SANTA ROSA, Calif. — A bankruptcy judge indicated this week that he is likely to approve a liquidation plan for the assets of Copia, the failed Napa, Calif. nonprofit wine museum.
At a hearing here Tuesday, attorneys representing various interests in the case told U.S. District Bankruptcy Judge Alan Jaroslovsky they had come to agreements in principle over outstanding issues.
Agreement on the liquidation plan will allow for the sale of the former downtown Napa wine museum property for the benefit of the holders of $77 million of tax-exempt bonds issued for the nonprofit.
The liquidation plan was jointly proposed by Copia and ACA Financial Guaranty, the insurer of the bonds.
Only one formal objection remained, which Jaroslovsky overruled. The judge is expected to sign off on the liquidation plan within the next week or two, once the parties negotiate final language.
The bankruptcy case, which was filed in December, has been marked by twists and turns driven by a small creditor created by a bankruptcy claims trader, Copia Claims LLC, that bought a small piece of Copia’s debt after the bankruptcy.
Copia Claims argued that the defeasance of the original 1999 bond issue that financed Copia was botched when the 2007 refunding bonds were issued, and proposed a plan to file a fraudulent-transfer claim to get the 2007 bondholders the money held in escrow for the 1999 bonds.
The California Infrastructure and Economic Development Bank was the conduit issuer for both deals.
Copia Claims’ attorney, Merle Meyers, told the judge Tuesday said that it had agreed to withdraw its objection because of modifications to the liquidation plan that Copia Claims believes will ensure a separate securities fraud lawsuit can proceed in civil court.
The sole remaining objection came from Copia Claims’ former attorney, the claims trader William McGrane, who objected to language in the liquidation plan assigning to ACA any rights, claims, and causes of actions arising from the bankruptcy case against McGrane “and any other person or entity associated with, affiliated with, or controlled by William McGrane.”
McGrane’s attorney, Christopher Sullivan, argued that such language was unnecessary and should be stricken.
“Mr. McGrane can’t be punished unless he’s done something wrong,” Jaroslovsky said. “I’m not sure what Mr. McGrane is worried about.” He overruled McGrane’s objection.
McGrane is the attorney of record for the separate securities fraud lawsuit filed in connection with the case.
Last week he filed a revised complaint in the planned class action, arguing that securities fraud was committed in the defeasance of the Copia bonds and naming the California Infrastructure and Economic Development Bank and bond counsel Orrick, Herrington & Sutcliffe LLP as defendants.
Meanwhile, the Copia property is on the market.
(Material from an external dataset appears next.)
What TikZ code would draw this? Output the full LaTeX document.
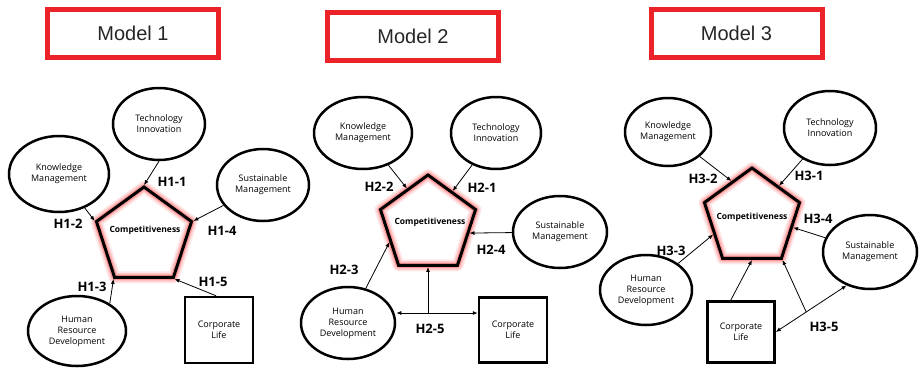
\documentclass[tikz,border=0pt]{standalone}
\usepackage{fontspec}
\setmainfont{Open Sans}
\newfontfamily\titlefont{Liberation Sans}
\usetikzlibrary{shapes.geometric,arrows.meta,calc}
\definecolor{titlered}{RGB}{235,35,40}

\begin{document}
\begin{tikzpicture}[x=1pt, y=-1pt, >={Latex[length=5pt,width=4pt]},
  model/.style={draw=titlered, line width=5pt, minimum width=171pt, minimum height=48pt, font=\titlefont\fontsize{20}{24}\selectfont, text=black!85},
  var/.style 2 args={ellipse, draw, line width=2.5pt, inner sep=0pt, minimum width=#1pt, minimum height=#2pt, align=center, font=\fontsize{9}{11}\selectfont},
  life/.style={draw, line width=2.5pt, minimum width=68pt, minimum height=66pt, align=center, font=\fontsize{9}{11}\selectfont},
  comp/.style={regular polygon, regular polygon sides=5, minimum size=100pt, inner sep=0pt, draw, line width=3pt,
    preaction={draw=red!10, line width=12pt, line join=round},
    preaction={draw=red!22, line width=8.5pt, line join=round},
    preaction={draw=red!40, line width=5.5pt, line join=round}},
  comptext/.style={font=\bfseries\fontsize{8.5}{10}\selectfont},
  hyp/.style={font=\bfseries\fontsize{13}{15}\selectfont},
  link/.style={->, line width=0.8pt}]
  \useasboundingbox (0,0) rectangle (921,368);

  \node[model] (m1title) at (133,33.5) {Model 1};
  \node[var={92}{72}] (m1ti) at (159,124) {Technology\\Innovation};
  \node[var={100}{76}] (m1km) at (59,174) {Knowledge\\Management};
  \node[var={92}{72}] (m1sm) at (263,185) {Sustainable\\Management};
  \node[var={98}{70}] (m1hrd) at (77,331) {Human\\Resource\\Development};
  \node[life] (m1cl) at (219,330) {Corporate\\Life};
  \node[comp] (m1comp) at (144,237) {};
  \node[comptext] (m1ctext) at (145,230) {Competitiveness};
  \draw[link] (m1ti.south) -- (m1comp.corner 1);
  \draw[link] (m1km) -- (m1comp.corner 2);
  \draw[link] (m1hrd.40) -- (m1comp.corner 3);
  \draw[link] (m1cl.95) -- (m1comp.corner 4);
  \draw[link] (m1sm) -- (m1comp.corner 5);
  \node[hyp] (m1h1) at (172,182) {H1-1};
  \node[hyp] (m1h2) at (68,224) {H1-2};
  \node[hyp] (m1h3) at (92,287) {H1-3};
  \node[hyp] (m1h4) at (222,231) {H1-4};
  \node[hyp] (m1h5) at (213,282) {H1-5};

  \node[model] (m2title) at (413,36) {Model 2};
  \node[var={98}{72}] (m2km) at (363,133) {Knowledge\\Management};
  \node[var={90}{72}] (m2ti) at (496,133) {Technology\\Innovation};
  \node[var={94}{72}] (m2sm) at (560,232) {Sustainable\\Management};
  \node[var={94}{72}] (m2hrd) at (348,323) {Human\\Resource\\Development};
  \node[life, minimum height=65pt] (m2cl) at (513,330) {Corporate\\Life};
  \node[comp] (m2comp) at (428,225) {};
  \node[comptext] (m2ctext) at (430,222) {Competitiveness};
  \coordinate (m2j) at (428,313);
  \draw[link] (m2km) -- (m2comp.120);
  \draw[link] (m2ti) -- (m2comp.54);
  \draw[link] (m2sm) -- (m2comp.-11);
  \draw[link] (m2hrd) -- (m2comp.204);
  \draw[link, <->] (m2j -| m2hrd.east) -- (m2j -| m2cl.west);
  \draw[link] (m2j) -- (m2comp.south);
  \node[hyp] (m2h1) at (482,188) {H2-1};
  \node[hyp] (m2h2) at (379,187) {H2-2};
  \node[hyp] (m2h3) at (344,270) {H2-3};
  \node[hyp] (m2h4) at (491,250) {H2-4};
  \node[hyp] (m2h5) at (430,329) {H2-5};

  \node[model] (m3title) at (736.5,33.5) {Model 3};
  \node[var={86}{68}] (m3km) at (668,132) {Knowledge\\Management};
  \node[var={92}{74}] (m3ti) at (830,128) {Technology\\Innovation};
  \node[var={94}{74}] (m3sm) at (870,252) {Sustainable\\Management};
  \node[var={92}{70}] (m3hrd) at (646,290) {Human\\Resource\\Development};
  \node[life, minimum width=67pt, minimum height=61pt] (m3cl) at (741,332) {Corporate\\Life};
  \node[comp] (m3comp) at (752,218) {};
  \node[comptext] (m3ctext) at (752,217) {Competitiveness};
  \draw[link] (m3km) -- (m3comp.119);
  \draw[link] (m3ti) -- (m3comp.50);
  \draw[link] (m3sm) -- (m3comp.-13);
  \draw[link] (m3hrd) -- (m3comp.203);
  \draw[link] (m3cl.108) -- (m3comp.south);
  \draw[link, <->] (m3cl.east) -- (m3sm.235);
  \coordinate (m3j) at ($(m3cl.east)!0.43!(m3sm.235)$);
  \draw[link] (m3j) -- (m3comp.corner 4);
  \node[hyp] (m3h1) at (809,176) {H3-1};
  \node[hyp] (m3h2) at (703,179) {H3-2};
  \node[hyp] (m3h3) at (671,251) {H3-3};
  \node[hyp] (m3h4) at (818,219) {H3-4};
  \node[hyp] (m3h5) at (824,327) {H3-5};
\end{tikzpicture}
\end{document}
At the beginning of October, ACA hired Alvarez & Marsal Real Estate Advisory Services LLC to oversee the sale of the property, which has 17 total acres including the former 78,000 square-foot Copia building.
ACA first retained Alvarez & Marsal in 2008, before Copia even filed for bankruptcy, according to documents filed with the bankruptcy court. The firm sought bidders for the property at that time, receiving a high offer of $37 million, according to the document.
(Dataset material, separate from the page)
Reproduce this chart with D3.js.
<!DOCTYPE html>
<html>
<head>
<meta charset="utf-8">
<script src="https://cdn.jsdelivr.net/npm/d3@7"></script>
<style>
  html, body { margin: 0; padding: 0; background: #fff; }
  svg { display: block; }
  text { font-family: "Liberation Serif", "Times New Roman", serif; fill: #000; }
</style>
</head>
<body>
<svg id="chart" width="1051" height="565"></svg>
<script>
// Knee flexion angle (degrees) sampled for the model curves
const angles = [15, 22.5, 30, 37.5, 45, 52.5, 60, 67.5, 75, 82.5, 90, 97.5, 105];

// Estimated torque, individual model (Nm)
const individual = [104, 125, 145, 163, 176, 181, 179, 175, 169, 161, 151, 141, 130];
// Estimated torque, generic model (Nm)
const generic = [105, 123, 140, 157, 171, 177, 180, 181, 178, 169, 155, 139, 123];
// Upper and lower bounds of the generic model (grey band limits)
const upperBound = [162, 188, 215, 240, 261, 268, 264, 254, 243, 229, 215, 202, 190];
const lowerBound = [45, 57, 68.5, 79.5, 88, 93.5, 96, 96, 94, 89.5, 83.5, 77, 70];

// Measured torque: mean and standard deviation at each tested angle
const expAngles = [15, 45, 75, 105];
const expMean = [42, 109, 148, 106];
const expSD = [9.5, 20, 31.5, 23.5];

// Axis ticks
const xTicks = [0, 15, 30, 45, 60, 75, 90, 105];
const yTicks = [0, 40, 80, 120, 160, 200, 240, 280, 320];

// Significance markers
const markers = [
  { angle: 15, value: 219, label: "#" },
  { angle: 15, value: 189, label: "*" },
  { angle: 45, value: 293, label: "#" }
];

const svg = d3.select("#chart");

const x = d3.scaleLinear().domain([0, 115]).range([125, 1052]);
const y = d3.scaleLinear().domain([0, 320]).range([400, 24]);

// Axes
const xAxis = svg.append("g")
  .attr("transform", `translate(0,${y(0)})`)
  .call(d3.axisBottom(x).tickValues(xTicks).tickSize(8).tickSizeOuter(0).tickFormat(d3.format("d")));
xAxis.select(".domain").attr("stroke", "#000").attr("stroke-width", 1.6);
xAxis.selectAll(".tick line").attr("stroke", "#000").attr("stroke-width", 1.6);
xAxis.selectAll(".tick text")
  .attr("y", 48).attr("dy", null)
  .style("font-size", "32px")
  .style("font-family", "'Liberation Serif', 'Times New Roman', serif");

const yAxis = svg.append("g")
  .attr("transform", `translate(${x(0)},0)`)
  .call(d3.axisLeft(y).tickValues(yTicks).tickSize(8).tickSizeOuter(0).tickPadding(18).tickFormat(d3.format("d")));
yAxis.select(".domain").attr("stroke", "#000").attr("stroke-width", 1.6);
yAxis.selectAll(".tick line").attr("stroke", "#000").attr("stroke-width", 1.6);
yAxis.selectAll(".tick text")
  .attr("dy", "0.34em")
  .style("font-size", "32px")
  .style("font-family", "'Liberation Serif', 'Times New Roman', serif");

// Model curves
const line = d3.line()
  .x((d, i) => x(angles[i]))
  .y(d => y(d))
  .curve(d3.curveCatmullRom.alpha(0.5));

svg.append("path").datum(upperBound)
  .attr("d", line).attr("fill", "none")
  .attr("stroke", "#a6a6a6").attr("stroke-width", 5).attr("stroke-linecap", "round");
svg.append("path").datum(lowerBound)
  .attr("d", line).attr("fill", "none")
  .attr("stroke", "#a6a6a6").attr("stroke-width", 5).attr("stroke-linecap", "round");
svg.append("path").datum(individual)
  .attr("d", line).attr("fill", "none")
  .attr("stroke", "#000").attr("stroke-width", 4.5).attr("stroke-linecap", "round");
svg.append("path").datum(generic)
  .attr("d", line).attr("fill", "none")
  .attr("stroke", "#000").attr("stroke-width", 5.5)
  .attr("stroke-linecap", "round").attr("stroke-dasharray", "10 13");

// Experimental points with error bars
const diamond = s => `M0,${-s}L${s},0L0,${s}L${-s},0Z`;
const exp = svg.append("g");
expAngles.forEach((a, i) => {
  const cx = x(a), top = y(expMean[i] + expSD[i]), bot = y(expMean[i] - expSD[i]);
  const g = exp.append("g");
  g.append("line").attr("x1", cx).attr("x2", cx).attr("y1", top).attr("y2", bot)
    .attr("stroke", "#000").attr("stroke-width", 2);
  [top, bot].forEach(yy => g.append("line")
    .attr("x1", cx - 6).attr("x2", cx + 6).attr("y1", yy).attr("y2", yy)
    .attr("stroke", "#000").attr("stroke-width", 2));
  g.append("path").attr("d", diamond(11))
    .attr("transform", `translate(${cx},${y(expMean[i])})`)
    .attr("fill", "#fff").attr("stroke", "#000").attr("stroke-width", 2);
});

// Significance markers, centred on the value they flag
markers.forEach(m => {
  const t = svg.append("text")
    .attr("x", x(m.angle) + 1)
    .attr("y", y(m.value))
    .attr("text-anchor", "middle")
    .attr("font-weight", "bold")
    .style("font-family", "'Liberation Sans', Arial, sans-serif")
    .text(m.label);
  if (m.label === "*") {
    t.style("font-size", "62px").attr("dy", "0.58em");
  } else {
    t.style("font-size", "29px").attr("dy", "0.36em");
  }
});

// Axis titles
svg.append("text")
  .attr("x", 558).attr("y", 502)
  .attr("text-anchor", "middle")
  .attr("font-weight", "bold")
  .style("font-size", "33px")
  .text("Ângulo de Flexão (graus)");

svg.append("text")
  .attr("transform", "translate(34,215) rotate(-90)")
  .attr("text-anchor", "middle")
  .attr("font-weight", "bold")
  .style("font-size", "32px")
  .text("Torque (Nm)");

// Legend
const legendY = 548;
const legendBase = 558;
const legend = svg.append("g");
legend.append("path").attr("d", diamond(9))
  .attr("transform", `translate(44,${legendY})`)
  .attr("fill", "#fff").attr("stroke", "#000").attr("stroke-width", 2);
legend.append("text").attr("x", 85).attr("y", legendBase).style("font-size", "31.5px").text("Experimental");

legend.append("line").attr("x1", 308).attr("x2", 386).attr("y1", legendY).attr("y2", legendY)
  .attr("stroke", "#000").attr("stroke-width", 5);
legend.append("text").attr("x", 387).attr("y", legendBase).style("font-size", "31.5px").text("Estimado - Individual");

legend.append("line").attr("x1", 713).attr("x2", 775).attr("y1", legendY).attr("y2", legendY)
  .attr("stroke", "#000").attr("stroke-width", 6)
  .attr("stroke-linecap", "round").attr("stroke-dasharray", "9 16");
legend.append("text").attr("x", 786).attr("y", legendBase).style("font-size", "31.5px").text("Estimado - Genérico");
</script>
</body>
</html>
The insurer, in its most recent quarterly financial statement, estimated that it would need a claim reserve in the range of $50 million to $60 million for Copia, a number that will not be recorded on its financial statements until a payment default occurs, which is not expected until 2011 or 2012 because of the bonds’ debt service reserve.
ACA has been operating in runoff mode since the summer of 2008, as part of an agreement brokered by Maryland’s insurance regulator to settle claims related to insured credit-swap policies that went awry after the downgrade of the formerly single-A rated insurer.